🚨NEW: Alarming Report Details Threat of Trump’s “Imperial Presidency” After SCOTUS Immunity DecisionÂ
July 2, 2024
A chilling new report from Axios details what could be next for our democracy after Donald Trump’s hand-picked Supreme Court justices issued a ruling that opened the doors to Trump fulfilling his promise to be a dictator on “day one.” Whether it’s unleashing a campaign of revenge and retribution by firing “insufficiently unloyal” civil servants and weaponizing the Justice Department to go after political enemies, or rigging the economy for his ultra-wealthy donors, and killing American jobs in the process, Trump would be able to push his extreme MAGA agenda with virtually no opposition or checks on his power.

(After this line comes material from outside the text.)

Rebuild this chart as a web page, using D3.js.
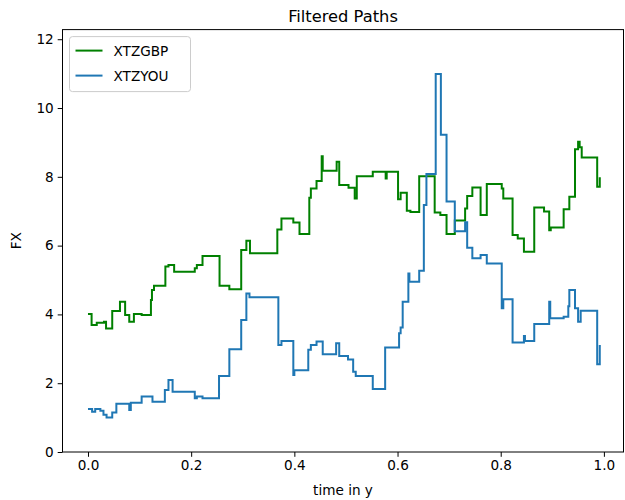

Axios: Behind the Curtain: Trump’s imperial presidency in waiting
By Jim VandeHei and Mike Allen
- Former President Trump, if re-elected, plans to immediately test the boundaries of presidential and governing power, knowing the restraints of Congress and the courts are dramatically looser than during his first term, his advisers tell us.
- Why it matters: It’s not just the Supreme Court ruling on Monday that presidents enjoy substantial legal immunity for actions in office. Trump would come to office with a Cabinet and staff pre-vetted for loyalty, and a fully compliant Republican coalition in Congress — devoid of critics in positions of real power.
- The big picture: Trump promises an unabashedly imperial presidency — one that would turn the Justice Department against critics, deport millions of people in the U.S. illegally, slap 10% tariffs on thousands of products, and fire perhaps tens of thousands of government staff deemed insufficiently loyal.
- He’d stretch the powers of the presidency in ways not seen in our lifetime. He says this consistently and clearly — so it’s not conjecture. You might like this or loathe this. But it’s coming, fast and furious, if he’s elected.
- Thanks to Monday’s Supreme Court ruling, Trump could pursue his plans without fear of punishment or restraint. What to watch: To hear Trump and his allies tell it, this is how early 2025 would unfold if he wins:
1. A re-elected Trump would quickly set up vast camps and deport millions of people in the U.S. illegally. He could invoke the Insurrection Act and use troops to lock down the southern border.
2. In Washington, Trump would move to fire potentially tens of thousands of civil servants using a controversial interpretation of law and procedure. He’d replace many of them with pre-vetted loyalists.
3. He’d centralize power over the Justice Department, historically an independent check on presidential power. He plans to nominate a trusted loyalist for attorney general, and has threatened to target and even imprison critics. He could demand the federal cases against him cease immediately.
4. Many of the Jan. 6 convicts could be pardoned — a promise Trump has made at campaign rallies, where he hails them as patriots, not criminals. Investigations of the Bidens would begin.
5. Trump says he’d slap 10% tariffs on most imported goods, igniting a possible trade war and risking short-term inflation. He argues this would give him leverage to create better trade terms to benefit consumers.
6. Conversation would intensify about when Justices Clarence Thomas, 76, and Sam Alito, 74, would retire.
- If Trump were to win and the two oldest justices retired, five of the nine justices would have been handpicked by Trump.
- Trump would be backed by an overwhelmingly Trump-friendly Senate and House — loaded with loyalists, top to bottom. Many were elected since his 2016 win, and many thanks to his endorsement.
- What they’re saying: Sen. J.D. Vance (R-Ohio), a top prospect as Trump’s VP, told us Trump would have more allies — and more loyal allies — in Congress this time.
- “You have to ask yourself: How many true allies of the agenda existed in the United States Capitol in January 2017, and how many will exist in January of 2025?” Vance told us.
- The freshman senator said that while Trump was “very much a newcomer to politics” when he ran the first time, he now “understands how to pull the levers of power much better, because he’s coming at this as a subject matter expert.”
- The media would investigate, report, and illuminate all of it — but probably with less impact. A second Trump term would start with TV ratings in the tank, mainstream media shrinking, and public attention shattering into dozens of information ecosystems, many built around popular and often partisan celebrities.
- So the ability to do more with fewer real restraints is real — and hard to change.
- The bottom line: Think of Trump 2025 as a better prepared, much better organized, much more powerful version of Trump 2017 — minus Republican brakes and any mystery about immunity.